[Stated goal] Copy all of the material exactly. Pictures are not to appear in the copy.

-------- Dataset section --------

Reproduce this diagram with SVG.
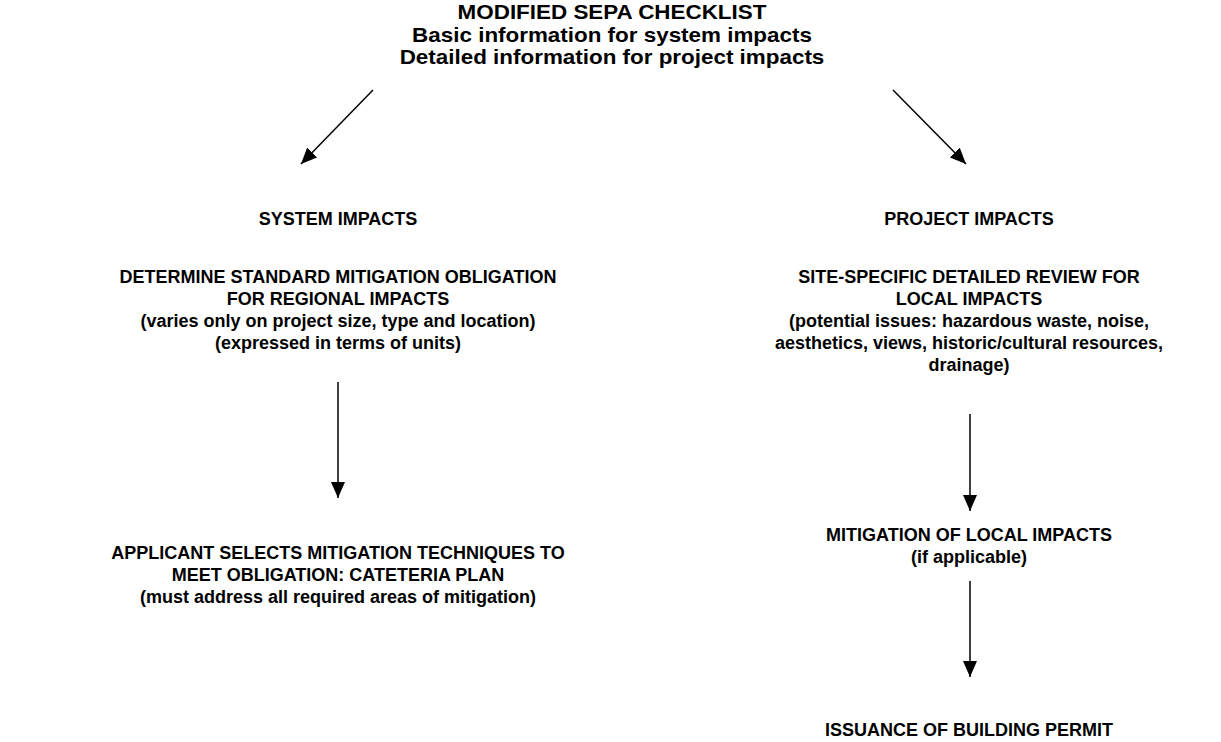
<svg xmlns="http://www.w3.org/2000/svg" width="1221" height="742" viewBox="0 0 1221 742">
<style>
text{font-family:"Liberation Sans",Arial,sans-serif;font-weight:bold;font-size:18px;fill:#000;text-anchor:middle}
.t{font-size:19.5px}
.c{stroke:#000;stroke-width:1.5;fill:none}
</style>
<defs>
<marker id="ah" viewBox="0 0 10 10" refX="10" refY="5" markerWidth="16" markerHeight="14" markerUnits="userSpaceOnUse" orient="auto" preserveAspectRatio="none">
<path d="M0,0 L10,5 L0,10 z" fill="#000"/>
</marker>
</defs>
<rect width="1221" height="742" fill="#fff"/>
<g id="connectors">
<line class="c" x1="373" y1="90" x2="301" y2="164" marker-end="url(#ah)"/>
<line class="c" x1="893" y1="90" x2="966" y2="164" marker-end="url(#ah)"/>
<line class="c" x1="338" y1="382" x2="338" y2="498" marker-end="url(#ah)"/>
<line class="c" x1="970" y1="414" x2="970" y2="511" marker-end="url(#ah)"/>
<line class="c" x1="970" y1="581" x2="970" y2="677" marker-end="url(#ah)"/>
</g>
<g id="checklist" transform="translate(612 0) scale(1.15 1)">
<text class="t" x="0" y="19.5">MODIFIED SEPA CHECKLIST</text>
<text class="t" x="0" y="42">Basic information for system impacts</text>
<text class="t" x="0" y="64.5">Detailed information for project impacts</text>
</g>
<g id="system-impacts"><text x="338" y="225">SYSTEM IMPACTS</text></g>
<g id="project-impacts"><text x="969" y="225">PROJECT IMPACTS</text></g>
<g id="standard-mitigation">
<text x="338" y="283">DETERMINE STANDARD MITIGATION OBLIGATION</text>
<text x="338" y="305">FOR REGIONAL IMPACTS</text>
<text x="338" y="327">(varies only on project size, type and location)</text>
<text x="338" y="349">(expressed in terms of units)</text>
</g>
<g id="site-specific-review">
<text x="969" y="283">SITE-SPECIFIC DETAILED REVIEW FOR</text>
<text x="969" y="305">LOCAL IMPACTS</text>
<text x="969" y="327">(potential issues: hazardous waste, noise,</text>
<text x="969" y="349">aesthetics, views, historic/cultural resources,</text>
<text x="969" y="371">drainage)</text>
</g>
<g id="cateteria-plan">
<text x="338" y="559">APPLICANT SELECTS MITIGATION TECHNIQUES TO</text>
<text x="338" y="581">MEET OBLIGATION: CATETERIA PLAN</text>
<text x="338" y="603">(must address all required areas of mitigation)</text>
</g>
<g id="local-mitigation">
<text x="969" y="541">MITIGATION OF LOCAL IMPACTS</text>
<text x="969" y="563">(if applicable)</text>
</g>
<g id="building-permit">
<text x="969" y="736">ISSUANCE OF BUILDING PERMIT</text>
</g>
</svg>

--------

[Exercise answer]
Reproduce this diagram with SVG.
<svg xmlns="http://www.w3.org/2000/svg" width="1221" height="742" viewBox="0 0 1221 742">
<style>
text{font-family:"Liberation Sans",Arial,sans-serif;font-weight:bold;font-size:18px;fill:#000;text-anchor:middle}
.t{font-size:19.5px}
.c{stroke:#000;stroke-width:1.5;fill:none}
</style>
<defs>
<marker id="ah" viewBox="0 0 10 10" refX="10" refY="5" markerWidth="16" markerHeight="14" markerUnits="userSpaceOnUse" orient="auto" preserveAspectRatio="none">
<path d="M0,0 L10,5 L0,10 z" fill="#000"/>
</marker>
</defs>
<rect width="1221" height="742" fill="#fff"/>
<g id="connectors">
<line class="c" x1="373" y1="90" x2="301" y2="164" marker-end="url(#ah)"/>
<line class="c" x1="893" y1="90" x2="966" y2="164" marker-end="url(#ah)"/>
<line class="c" x1="338" y1="382" x2="338" y2="498" marker-end="url(#ah)"/>
<line class="c" x1="970" y1="414" x2="970" y2="511" marker-end="url(#ah)"/>
<line class="c" x1="970" y1="581" x2="970" y2="677" marker-end="url(#ah)"/>
</g>
<g id="checklist" transform="translate(612 0) scale(1.15 1)">
<text class="t" x="0" y="19.5">MODIFIED SEPA CHECKLIST</text>
<text class="t" x="0" y="42">Basic information for system impacts</text>
<text class="t" x="0" y="64.5">Detailed information for project impacts</text>
</g>
<g id="system-impacts"><text x="338" y="225">SYSTEM IMPACTS</text></g>
<g id="project-impacts"><text x="969" y="225">PROJECT IMPACTS</text></g>
<g id="standard-mitigation">
<text x="338" y="283">DETERMINE STANDARD MITIGATION OBLIGATION</text>
<text x="338" y="305">FOR REGIONAL IMPACTS</text>
<text x="338" y="327">(varies only on project size, type and location)</text>
<text x="338" y="349">(expressed in terms of units)</text>
</g>
<g id="site-specific-review">
<text x="969" y="283">SITE-SPECIFIC DETAILED REVIEW FOR</text>
<text x="969" y="305">LOCAL IMPACTS</text>
<text x="969" y="327">(potential issues: hazardous waste, noise,</text>
<text x="969" y="349">aesthetics, views, historic/cultural resources,</text>
<text x="969" y="371">drainage)</text>
</g>
<g id="cateteria-plan">
<text x="338" y="559">APPLICANT SELECTS MITIGATION TECHNIQUES TO</text>
<text x="338" y="581">MEET OBLIGATION: CATETERIA PLAN</text>
<text x="338" y="603">(must address all required areas of mitigation)</text>
</g>
<g id="local-mitigation">
<text x="969" y="541">MITIGATION OF LOCAL IMPACTS</text>
<text x="969" y="563">(if applicable)</text>
</g>
<g id="building-permit">
<text x="969" y="736">ISSUANCE OF BUILDING PERMIT</text>
</g>
</svg>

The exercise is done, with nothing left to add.